───── Information provided ─────
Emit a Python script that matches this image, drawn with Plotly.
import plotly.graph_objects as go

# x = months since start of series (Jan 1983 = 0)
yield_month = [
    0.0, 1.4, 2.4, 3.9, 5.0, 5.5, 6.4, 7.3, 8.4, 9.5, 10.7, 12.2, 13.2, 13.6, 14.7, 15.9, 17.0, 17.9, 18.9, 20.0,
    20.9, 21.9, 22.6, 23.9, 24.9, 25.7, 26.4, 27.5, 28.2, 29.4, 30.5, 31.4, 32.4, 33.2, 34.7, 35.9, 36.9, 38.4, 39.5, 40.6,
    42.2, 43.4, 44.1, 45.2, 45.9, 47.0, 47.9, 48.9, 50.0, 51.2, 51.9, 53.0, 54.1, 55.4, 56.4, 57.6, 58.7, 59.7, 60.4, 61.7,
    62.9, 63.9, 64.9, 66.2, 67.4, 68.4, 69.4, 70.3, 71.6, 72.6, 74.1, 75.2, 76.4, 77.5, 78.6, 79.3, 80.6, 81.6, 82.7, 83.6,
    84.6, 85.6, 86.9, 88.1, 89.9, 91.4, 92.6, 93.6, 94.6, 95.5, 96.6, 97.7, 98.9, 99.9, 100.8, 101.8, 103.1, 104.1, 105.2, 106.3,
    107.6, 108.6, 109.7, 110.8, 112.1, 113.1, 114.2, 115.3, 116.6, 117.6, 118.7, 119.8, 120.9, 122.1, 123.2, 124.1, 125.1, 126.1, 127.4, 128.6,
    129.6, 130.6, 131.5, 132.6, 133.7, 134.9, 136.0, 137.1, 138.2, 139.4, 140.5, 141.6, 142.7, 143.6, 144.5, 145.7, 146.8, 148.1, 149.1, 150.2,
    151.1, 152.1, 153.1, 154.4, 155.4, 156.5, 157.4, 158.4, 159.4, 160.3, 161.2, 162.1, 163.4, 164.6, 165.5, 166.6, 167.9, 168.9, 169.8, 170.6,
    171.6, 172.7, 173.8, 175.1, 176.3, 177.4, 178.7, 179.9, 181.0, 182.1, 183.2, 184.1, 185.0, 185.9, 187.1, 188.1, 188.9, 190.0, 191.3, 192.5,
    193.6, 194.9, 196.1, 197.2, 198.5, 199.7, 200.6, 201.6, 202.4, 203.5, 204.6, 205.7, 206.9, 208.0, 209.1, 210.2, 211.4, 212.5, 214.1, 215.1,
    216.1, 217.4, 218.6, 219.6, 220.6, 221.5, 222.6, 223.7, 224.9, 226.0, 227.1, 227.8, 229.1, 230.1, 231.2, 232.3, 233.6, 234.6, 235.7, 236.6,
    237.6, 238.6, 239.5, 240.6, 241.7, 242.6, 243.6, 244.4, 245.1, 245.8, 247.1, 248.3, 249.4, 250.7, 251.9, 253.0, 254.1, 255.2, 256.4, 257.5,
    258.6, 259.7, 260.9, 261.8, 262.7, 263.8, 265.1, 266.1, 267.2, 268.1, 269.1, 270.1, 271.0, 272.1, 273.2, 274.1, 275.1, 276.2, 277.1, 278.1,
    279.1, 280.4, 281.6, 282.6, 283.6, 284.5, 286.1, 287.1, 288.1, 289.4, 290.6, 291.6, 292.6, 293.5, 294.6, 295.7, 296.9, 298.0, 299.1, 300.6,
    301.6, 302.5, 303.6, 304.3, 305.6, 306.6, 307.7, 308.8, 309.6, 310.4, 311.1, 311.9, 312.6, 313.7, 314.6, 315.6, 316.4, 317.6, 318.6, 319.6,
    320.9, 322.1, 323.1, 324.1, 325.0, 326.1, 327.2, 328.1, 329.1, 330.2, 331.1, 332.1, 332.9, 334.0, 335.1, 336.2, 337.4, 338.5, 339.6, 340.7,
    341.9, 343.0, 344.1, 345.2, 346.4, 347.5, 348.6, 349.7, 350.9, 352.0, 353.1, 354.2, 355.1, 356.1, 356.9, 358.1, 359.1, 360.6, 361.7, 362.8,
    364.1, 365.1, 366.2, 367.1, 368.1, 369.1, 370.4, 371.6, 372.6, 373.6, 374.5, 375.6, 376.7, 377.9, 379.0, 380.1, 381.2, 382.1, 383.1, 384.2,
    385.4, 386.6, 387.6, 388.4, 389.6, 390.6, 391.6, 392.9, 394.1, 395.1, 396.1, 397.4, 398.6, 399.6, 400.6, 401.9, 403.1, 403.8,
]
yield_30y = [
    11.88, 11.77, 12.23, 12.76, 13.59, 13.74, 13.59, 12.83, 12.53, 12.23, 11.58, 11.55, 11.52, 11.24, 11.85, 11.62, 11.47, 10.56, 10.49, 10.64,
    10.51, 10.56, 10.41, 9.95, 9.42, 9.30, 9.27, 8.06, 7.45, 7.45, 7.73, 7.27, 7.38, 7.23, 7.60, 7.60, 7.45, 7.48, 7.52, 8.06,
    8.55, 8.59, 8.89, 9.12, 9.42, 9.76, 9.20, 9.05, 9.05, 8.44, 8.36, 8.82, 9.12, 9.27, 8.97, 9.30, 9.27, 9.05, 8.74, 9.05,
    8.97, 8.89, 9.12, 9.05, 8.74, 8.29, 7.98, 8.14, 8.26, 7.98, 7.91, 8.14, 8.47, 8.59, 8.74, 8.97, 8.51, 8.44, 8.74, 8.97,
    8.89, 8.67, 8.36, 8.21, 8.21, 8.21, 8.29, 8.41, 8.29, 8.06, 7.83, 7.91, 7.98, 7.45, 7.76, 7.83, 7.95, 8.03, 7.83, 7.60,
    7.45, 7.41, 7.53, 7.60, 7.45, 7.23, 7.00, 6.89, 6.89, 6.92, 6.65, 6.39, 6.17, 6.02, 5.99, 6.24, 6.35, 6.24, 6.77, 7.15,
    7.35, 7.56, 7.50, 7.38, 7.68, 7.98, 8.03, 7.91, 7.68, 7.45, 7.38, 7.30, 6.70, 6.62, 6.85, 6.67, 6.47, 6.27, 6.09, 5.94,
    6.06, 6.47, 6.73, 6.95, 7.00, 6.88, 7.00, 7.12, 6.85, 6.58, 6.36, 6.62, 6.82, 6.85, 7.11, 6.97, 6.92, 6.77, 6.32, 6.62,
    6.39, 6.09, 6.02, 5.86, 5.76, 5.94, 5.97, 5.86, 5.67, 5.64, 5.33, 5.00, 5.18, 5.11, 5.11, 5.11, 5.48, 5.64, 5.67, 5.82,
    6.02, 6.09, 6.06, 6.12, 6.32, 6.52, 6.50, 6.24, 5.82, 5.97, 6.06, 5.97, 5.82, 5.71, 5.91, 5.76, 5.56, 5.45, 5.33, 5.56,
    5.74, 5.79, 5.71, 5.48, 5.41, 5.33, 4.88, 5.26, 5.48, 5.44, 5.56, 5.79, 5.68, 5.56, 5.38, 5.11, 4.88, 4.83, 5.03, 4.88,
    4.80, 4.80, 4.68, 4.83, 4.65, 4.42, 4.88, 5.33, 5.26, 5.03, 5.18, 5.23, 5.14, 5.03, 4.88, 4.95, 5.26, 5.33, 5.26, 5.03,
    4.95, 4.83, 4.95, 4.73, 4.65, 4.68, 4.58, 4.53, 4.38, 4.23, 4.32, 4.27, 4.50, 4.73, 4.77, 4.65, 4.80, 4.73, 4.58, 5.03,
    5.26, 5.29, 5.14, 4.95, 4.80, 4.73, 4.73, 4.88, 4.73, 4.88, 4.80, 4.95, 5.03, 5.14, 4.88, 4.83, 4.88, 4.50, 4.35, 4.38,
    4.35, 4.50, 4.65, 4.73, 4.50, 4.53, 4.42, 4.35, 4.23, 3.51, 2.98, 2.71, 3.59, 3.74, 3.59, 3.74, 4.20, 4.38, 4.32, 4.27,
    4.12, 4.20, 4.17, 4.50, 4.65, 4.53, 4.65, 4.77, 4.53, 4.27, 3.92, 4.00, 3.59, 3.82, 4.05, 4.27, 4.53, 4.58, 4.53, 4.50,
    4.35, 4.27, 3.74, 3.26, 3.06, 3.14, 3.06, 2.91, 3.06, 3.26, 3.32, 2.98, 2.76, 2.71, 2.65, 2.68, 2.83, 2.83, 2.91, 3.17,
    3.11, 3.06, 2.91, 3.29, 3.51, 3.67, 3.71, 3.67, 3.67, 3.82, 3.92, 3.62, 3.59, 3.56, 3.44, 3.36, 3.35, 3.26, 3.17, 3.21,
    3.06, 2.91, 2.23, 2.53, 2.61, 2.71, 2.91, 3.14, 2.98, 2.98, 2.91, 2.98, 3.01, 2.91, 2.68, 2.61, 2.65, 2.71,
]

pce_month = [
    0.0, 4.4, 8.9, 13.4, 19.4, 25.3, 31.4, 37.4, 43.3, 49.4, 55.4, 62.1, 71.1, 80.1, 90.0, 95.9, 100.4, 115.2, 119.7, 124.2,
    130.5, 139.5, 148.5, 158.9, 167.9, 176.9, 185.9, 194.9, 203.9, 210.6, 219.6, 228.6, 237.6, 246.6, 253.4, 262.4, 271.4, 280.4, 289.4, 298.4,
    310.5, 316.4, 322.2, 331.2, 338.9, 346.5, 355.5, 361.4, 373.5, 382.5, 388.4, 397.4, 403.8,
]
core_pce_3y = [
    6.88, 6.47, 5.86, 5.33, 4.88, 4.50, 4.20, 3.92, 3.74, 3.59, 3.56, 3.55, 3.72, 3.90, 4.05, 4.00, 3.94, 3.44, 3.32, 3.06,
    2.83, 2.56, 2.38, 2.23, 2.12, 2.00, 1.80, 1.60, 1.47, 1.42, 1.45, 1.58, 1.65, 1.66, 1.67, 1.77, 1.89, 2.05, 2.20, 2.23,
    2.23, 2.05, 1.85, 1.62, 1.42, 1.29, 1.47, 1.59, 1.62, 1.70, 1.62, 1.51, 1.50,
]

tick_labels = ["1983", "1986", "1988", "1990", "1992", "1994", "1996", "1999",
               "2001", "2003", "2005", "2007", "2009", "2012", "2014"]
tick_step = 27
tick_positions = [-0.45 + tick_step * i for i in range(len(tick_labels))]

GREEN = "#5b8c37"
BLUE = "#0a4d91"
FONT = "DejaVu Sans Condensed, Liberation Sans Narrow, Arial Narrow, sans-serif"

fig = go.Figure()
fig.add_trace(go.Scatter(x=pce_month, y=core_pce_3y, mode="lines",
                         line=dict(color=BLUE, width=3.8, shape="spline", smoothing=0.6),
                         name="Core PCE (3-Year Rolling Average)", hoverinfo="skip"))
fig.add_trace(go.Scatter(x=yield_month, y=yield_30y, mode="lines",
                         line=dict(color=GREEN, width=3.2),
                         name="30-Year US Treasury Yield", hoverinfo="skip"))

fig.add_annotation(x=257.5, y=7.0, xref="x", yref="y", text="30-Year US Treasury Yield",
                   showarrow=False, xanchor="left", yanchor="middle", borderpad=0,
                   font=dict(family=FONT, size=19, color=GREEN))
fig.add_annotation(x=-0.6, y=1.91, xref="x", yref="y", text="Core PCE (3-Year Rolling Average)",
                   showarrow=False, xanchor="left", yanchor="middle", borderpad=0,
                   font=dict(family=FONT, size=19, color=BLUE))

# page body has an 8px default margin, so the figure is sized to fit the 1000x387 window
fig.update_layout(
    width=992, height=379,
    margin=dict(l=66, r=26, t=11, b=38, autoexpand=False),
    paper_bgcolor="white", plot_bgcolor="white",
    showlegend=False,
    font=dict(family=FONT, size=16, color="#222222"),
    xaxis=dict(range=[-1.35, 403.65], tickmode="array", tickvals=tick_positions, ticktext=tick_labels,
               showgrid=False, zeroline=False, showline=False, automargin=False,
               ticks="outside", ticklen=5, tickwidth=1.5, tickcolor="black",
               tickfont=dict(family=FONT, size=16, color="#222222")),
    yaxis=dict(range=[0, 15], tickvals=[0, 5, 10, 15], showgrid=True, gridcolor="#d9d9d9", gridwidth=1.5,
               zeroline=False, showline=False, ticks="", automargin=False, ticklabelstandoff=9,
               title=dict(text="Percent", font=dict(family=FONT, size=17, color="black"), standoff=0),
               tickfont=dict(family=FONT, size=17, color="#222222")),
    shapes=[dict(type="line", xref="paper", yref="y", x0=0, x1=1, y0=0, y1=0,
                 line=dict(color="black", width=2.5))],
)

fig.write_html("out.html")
─────
───── Information provided ─────
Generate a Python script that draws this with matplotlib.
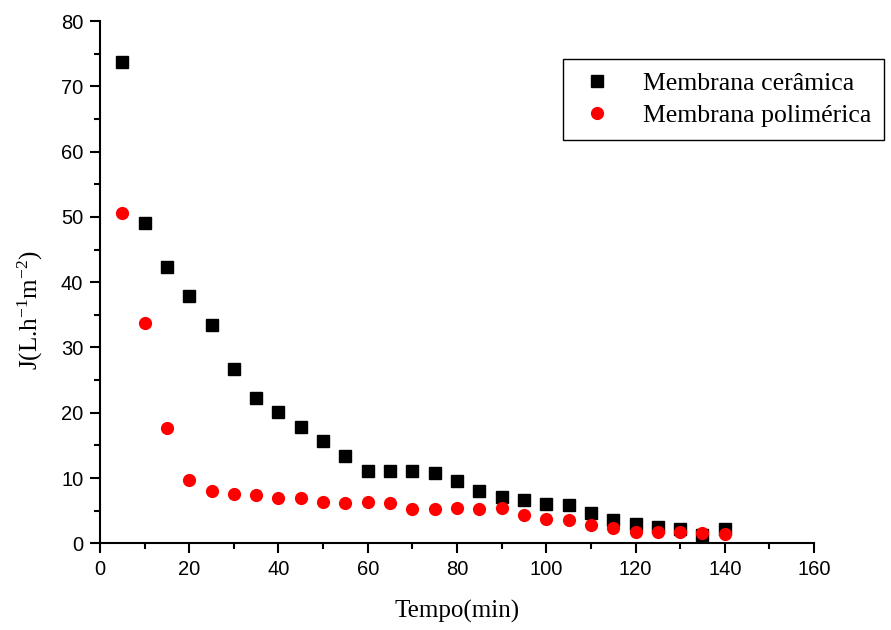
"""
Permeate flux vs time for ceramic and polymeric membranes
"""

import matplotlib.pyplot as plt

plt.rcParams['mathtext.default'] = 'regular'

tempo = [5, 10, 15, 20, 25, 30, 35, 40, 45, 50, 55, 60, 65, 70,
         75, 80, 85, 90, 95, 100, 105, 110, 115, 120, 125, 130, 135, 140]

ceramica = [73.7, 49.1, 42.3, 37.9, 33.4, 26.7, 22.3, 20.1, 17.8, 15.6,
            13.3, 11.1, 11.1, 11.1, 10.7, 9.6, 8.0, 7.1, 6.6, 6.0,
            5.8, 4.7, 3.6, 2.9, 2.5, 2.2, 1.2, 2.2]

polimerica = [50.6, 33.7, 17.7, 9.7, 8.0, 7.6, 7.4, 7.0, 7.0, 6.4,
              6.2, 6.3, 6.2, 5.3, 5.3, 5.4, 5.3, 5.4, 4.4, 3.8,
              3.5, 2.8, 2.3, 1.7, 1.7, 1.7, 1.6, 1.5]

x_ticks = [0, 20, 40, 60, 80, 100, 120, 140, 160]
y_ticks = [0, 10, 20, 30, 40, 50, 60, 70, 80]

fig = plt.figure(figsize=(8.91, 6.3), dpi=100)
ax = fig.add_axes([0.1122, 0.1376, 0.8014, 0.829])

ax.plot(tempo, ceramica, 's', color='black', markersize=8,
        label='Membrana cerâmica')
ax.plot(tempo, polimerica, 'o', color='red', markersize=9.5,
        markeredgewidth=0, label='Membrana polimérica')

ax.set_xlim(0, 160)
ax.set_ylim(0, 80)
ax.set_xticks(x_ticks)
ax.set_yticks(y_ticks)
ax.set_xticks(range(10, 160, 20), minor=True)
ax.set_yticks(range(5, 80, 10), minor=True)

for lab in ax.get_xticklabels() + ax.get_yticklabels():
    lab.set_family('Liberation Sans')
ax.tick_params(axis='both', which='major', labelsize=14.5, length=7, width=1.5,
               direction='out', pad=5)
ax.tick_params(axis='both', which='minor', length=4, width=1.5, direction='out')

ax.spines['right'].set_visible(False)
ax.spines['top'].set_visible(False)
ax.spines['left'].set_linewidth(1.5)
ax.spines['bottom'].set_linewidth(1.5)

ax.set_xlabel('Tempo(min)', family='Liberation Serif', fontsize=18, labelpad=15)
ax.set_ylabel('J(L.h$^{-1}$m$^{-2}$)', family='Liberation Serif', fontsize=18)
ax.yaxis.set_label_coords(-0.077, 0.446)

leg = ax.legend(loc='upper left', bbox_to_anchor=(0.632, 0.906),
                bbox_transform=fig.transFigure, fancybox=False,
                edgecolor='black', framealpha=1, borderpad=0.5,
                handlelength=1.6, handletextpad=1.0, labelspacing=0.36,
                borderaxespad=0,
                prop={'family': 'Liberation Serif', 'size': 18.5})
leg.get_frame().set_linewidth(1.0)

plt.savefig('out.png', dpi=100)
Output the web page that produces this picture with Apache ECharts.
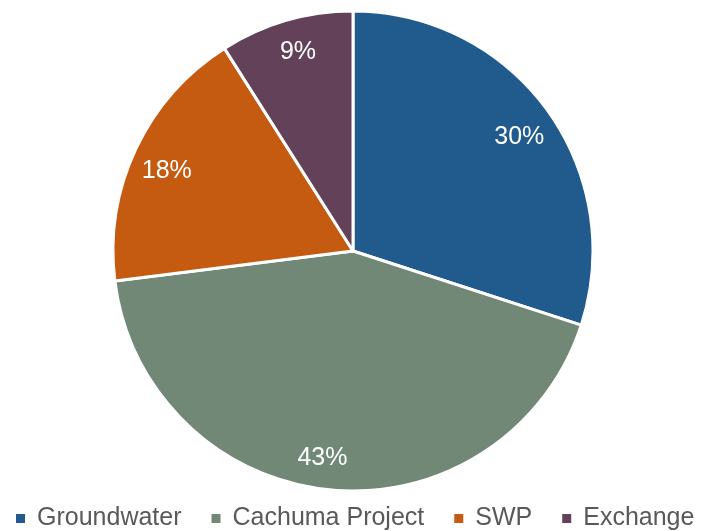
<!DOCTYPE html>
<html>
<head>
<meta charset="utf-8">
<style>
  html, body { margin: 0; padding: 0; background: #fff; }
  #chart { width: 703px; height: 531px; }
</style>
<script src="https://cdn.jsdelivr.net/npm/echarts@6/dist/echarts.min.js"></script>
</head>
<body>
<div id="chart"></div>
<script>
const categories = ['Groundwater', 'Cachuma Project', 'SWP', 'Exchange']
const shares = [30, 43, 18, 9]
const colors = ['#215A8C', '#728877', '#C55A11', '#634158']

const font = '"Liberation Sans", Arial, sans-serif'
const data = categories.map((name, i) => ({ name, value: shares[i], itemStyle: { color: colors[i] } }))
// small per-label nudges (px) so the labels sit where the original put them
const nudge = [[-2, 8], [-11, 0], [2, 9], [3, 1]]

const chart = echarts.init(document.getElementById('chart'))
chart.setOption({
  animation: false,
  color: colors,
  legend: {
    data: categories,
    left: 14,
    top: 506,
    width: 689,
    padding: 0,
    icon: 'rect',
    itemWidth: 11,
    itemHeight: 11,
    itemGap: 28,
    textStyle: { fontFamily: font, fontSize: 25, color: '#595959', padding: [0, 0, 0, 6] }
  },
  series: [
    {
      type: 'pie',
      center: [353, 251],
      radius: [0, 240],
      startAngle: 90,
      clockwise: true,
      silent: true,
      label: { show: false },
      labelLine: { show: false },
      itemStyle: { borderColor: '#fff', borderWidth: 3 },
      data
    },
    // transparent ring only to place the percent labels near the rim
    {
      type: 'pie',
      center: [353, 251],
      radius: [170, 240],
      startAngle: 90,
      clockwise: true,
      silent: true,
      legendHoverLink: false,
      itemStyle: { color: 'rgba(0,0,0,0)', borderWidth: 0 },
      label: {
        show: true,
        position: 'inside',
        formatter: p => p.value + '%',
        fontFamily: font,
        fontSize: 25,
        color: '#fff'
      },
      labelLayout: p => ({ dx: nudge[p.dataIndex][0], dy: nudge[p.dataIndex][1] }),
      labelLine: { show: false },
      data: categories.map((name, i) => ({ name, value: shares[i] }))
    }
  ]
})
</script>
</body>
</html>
─────
───── Information provided ─────
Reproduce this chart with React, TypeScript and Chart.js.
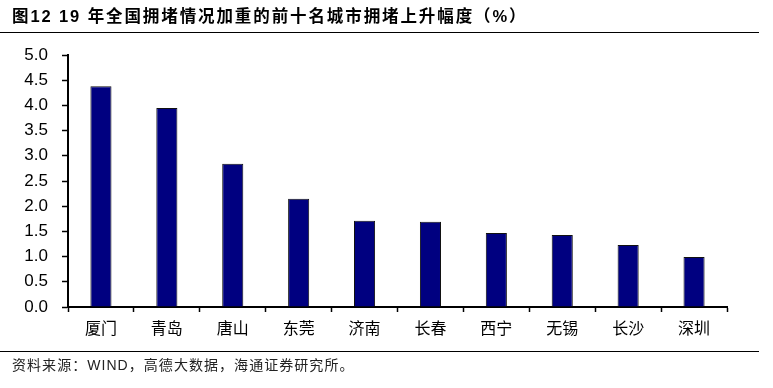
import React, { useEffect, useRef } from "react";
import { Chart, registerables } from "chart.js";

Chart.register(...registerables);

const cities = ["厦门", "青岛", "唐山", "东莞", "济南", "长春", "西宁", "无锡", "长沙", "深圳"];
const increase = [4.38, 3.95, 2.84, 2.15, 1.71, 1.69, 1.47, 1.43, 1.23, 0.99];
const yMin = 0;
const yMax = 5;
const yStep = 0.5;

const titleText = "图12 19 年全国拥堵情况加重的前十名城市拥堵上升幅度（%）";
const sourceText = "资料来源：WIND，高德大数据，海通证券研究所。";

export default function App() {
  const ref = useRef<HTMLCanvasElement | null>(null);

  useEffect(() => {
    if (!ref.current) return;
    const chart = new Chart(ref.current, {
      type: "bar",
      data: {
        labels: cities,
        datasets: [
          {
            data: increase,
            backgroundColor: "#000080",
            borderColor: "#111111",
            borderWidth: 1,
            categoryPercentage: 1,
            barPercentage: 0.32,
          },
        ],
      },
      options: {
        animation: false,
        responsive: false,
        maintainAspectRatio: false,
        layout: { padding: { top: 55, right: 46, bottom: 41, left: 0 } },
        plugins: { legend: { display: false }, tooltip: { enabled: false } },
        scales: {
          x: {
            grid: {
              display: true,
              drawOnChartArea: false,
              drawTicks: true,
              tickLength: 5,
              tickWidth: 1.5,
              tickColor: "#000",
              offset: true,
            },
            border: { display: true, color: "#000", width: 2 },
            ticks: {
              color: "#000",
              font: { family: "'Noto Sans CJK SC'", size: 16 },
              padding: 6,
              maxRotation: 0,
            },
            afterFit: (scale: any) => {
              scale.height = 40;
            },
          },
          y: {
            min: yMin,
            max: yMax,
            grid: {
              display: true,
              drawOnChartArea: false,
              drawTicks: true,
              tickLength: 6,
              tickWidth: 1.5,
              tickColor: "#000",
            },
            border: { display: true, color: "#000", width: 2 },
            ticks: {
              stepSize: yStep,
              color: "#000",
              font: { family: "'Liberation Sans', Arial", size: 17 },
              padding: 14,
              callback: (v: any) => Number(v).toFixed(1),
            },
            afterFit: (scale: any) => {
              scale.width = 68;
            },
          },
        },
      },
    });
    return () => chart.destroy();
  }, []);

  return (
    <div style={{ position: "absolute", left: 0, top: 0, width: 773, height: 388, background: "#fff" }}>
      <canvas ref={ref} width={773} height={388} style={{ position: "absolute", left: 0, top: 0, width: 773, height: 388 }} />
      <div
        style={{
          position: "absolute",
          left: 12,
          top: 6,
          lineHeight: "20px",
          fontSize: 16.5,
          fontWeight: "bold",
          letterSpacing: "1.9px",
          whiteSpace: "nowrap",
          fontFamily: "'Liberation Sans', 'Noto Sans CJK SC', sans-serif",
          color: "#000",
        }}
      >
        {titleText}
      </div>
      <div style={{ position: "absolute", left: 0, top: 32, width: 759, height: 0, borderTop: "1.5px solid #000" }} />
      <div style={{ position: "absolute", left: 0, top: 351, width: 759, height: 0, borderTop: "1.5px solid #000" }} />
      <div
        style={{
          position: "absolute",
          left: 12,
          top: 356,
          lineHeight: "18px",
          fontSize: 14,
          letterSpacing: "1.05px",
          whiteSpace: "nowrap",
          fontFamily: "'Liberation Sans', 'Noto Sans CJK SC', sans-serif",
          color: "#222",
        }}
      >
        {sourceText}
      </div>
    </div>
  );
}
─────
#### Your task
Set down, without pictures, the lines between the line holding "Generate a Python" and the line holding "plt.rcParams['mathtext.default'] = 'regular'", both inclusive.

#### Response
Generate a Python script that draws this with matplotlib.
"""
Permeate flux vs time for ceramic and polymeric membranes
"""

import matplotlib.pyplot as plt

plt.rcParams['mathtext.default'] = 'regular'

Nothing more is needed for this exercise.